Сама стилистика («эмигрантские комплексы» и прочее) невольно напоминает не столь давние времена. Например, в соответствующем томе Краткой литературной энциклопедии (1975 год) мы можем прочесть о писателе следующее: «До революции писатель остросоциальной проблематики, Шмелев в эмиграции стал лишь бытописателем русского "благочестия" (в советских кавычках, разумеется. — И. £.), певцом старого Замоскворечья» [8]. Однако следует заметить, что автор (недавно трагически погибший О. Н. Михайлов) все-таки удержался и не написал, как это сделал о.
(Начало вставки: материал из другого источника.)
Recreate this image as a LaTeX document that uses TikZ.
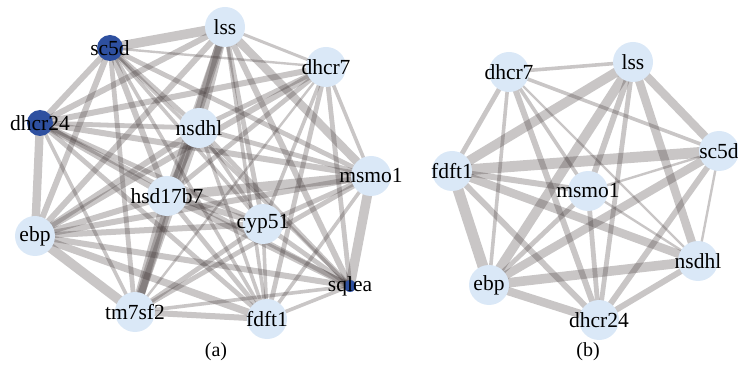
\documentclass[tikz,border=0pt]{standalone}
\usepackage{fontspec}
\setmainfont{Liberation Serif}
\pgfdeclarelayer{background}
\pgfsetlayers{background,main}
\definecolor{nodelight}{RGB}{218,232,247}
\definecolor{nodedark}{RGB}{46,80,160}
\definecolor{edgecol}{RGB}{60,50,50}
\tikzset{
  lbl/.style={font=\fontsize{21.5}{24}\selectfont,inner sep=0pt},
  nd/.style={circle,fill=nodelight,draw=none,minimum size=40pt,inner sep=0pt,label={[lbl]center:#1}},
  dk/.style={circle,fill=nodedark,draw=none,minimum size=26pt,inner sep=0pt,label={[lbl]center:#1}},
  dks/.style={circle,fill=nodedark,draw=none,minimum size=12pt,inner sep=0pt,label={[lbl]center:#1}},
  ed/.style={draw=edgecol,opacity=0.28,line width=1.2*#1pt,line cap=butt},
  captxt/.style={font=\fontsize{20}{22}\selectfont}
}
\begin{document}
\begin{tikzpicture}[x=1pt,y=-1pt]
\useasboundingbox (0,0) rectangle (738,379);
% ---------- graph (a) ----------
\node[nd=lss] (aL) at (225,27) {};
\node[dk=sc5d] (aS) at (110,48) {};
\node[nd=dhcr7] (aD7) at (326,67) {};
\node[dk=dhcr24] (aD24) at (40,123) {};
\node[nd=nsdhl] (aN) at (199,128) {};
\node[nd=msmo1] (aM) at (371,176) {};
\node[nd=hsd17b7] (aH) at (167,196) {};
\node[nd=cyp51] (aC) at (263,224) {};
\node[nd=ebp] (aE) at (35,236) {};
\node[dks=sqlea] (aQ) at (350,286) {};
\node[nd=tm7sf2] (aT) at (135,312) {};
\node[nd=fdft1] (aF) at (267,319) {};
\begin{pgfonlayer}{background}
\foreach \a/\b/\w in {
 aL/aS/8, aL/aD7/2.5, aL/aD24/5, aL/aN/7, aL/aM/7, aL/aH/6, aL/aC/4, aL/aE/5, aL/aQ/5, aL/aT/7, aL/aF/3,
 aS/aD7/2, aS/aD24/5, aS/aN/4, aS/aM/4, aS/aH/5, aS/aC/3, aS/aE/5, aS/aQ/3, aS/aT/4, aS/aF/3,
 aD7/aD24/5, aD7/aN/4, aD7/aM/3, aD7/aH/4, aD7/aC/3, aD7/aE/5, aD7/aQ/4, aD7/aT/2, aD7/aF/4,
 aD24/aN/4, aD24/aM/5, aD24/aH/5, aD24/aC/4, aD24/aE/7, aD24/aQ/4, aD24/aT/3, aD24/aF/4,
 aN/aM/4, aN/aH/6, aN/aC/3, aN/aE/5, aN/aQ/4, aN/aT/6, aN/aF/3,
 aM/aH/8, aM/aC/4, aM/aE/5, aM/aQ/8, aM/aT/4, aM/aF/3,
 aH/aC/5, aH/aE/5, aH/aQ/5, aH/aT/8, aH/aF/4,
 aC/aE/5, aC/aQ/4, aC/aT/4, aC/aF/3,
 aE/aQ/5, aE/aT/8, aE/aF/6,
 aQ/aT/3, aQ/aF/3,
 aT/aF/5}
 \draw[ed=\w] (\a.center) -- (\b.center);
\end{pgfonlayer}
% ---------- graph (b) ----------
\node[nd=dhcr7] (bD7) at (509,72) {};
\node[nd=lss] (bL) at (633,62) {};
\node[nd=sc5d] (bS) at (719,151) {};
\node[nd=fdft1] (bF) at (452,171) {};
\node[nd=msmo1] (bM) at (588,191) {};
\node[nd=nsdhl] (bN) at (698,261) {};
\node[nd=ebp] (bE) at (489,285) {};
\node[nd=dhcr24] (bD24) at (599,320) {};
\begin{pgfonlayer}{background}
\foreach \a/\b/\w in {
 bD7/bL/3, bD7/bS/3, bD7/bF/4, bD7/bE/3, bD7/bD24/5, bD7/bM/3, bD7/bN/2,
 bL/bF/8, bL/bE/8, bL/bM/5, bL/bD24/4, bL/bN/7, bL/bS/7,
 bS/bF/9, bS/bM/2, bS/bE/7, bS/bD24/5, bS/bN/2,
 bF/bM/5, bF/bN/7, bF/bE/9, bF/bD24/5,
 bM/bE/4, bM/bD24/4, bM/bN/2,
 bN/bE/8, bN/bD24/5,
 bE/bD24/7}
 \draw[ed=\w] (\a.center) -- (\b.center);
\end{pgfonlayer}
\node[captxt] (capa) at (216,352) {(a)};
\node[captxt] (capb) at (588,352) {(b)};
\end{tikzpicture}
\end{document}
Георгий, об «эмигрантских комплексах». .. Как и о том, что на самом-то деле нечего было и воспевать-то в этом «старом Замоскворечье» — тоже не написал.
Согласно же новым установкам, с которыми я ознакомился через о. Георгия, православного мира исторической России никогда не было. Книги Шмелева — это, оказывается, «фантазерство» о православной жизни в нашей стране. «Фантазерство», иллюзия, на самом же деле «были только отдельные люди». Хотя о. Георгий кается в своей прежней «утопии», утверждая: «сегодня мне хватает здравого смысла признать это», — однако духу времени мира сего этот «здравый смысл» странным образом более чем отвечает... Также этот «здравый смысл» вполне отвечает и представлениям о негодной исторической России. Как раз таким, о которых Шмелев писал в статьях «Мученица Татьяна» и «Слово о Татьяне».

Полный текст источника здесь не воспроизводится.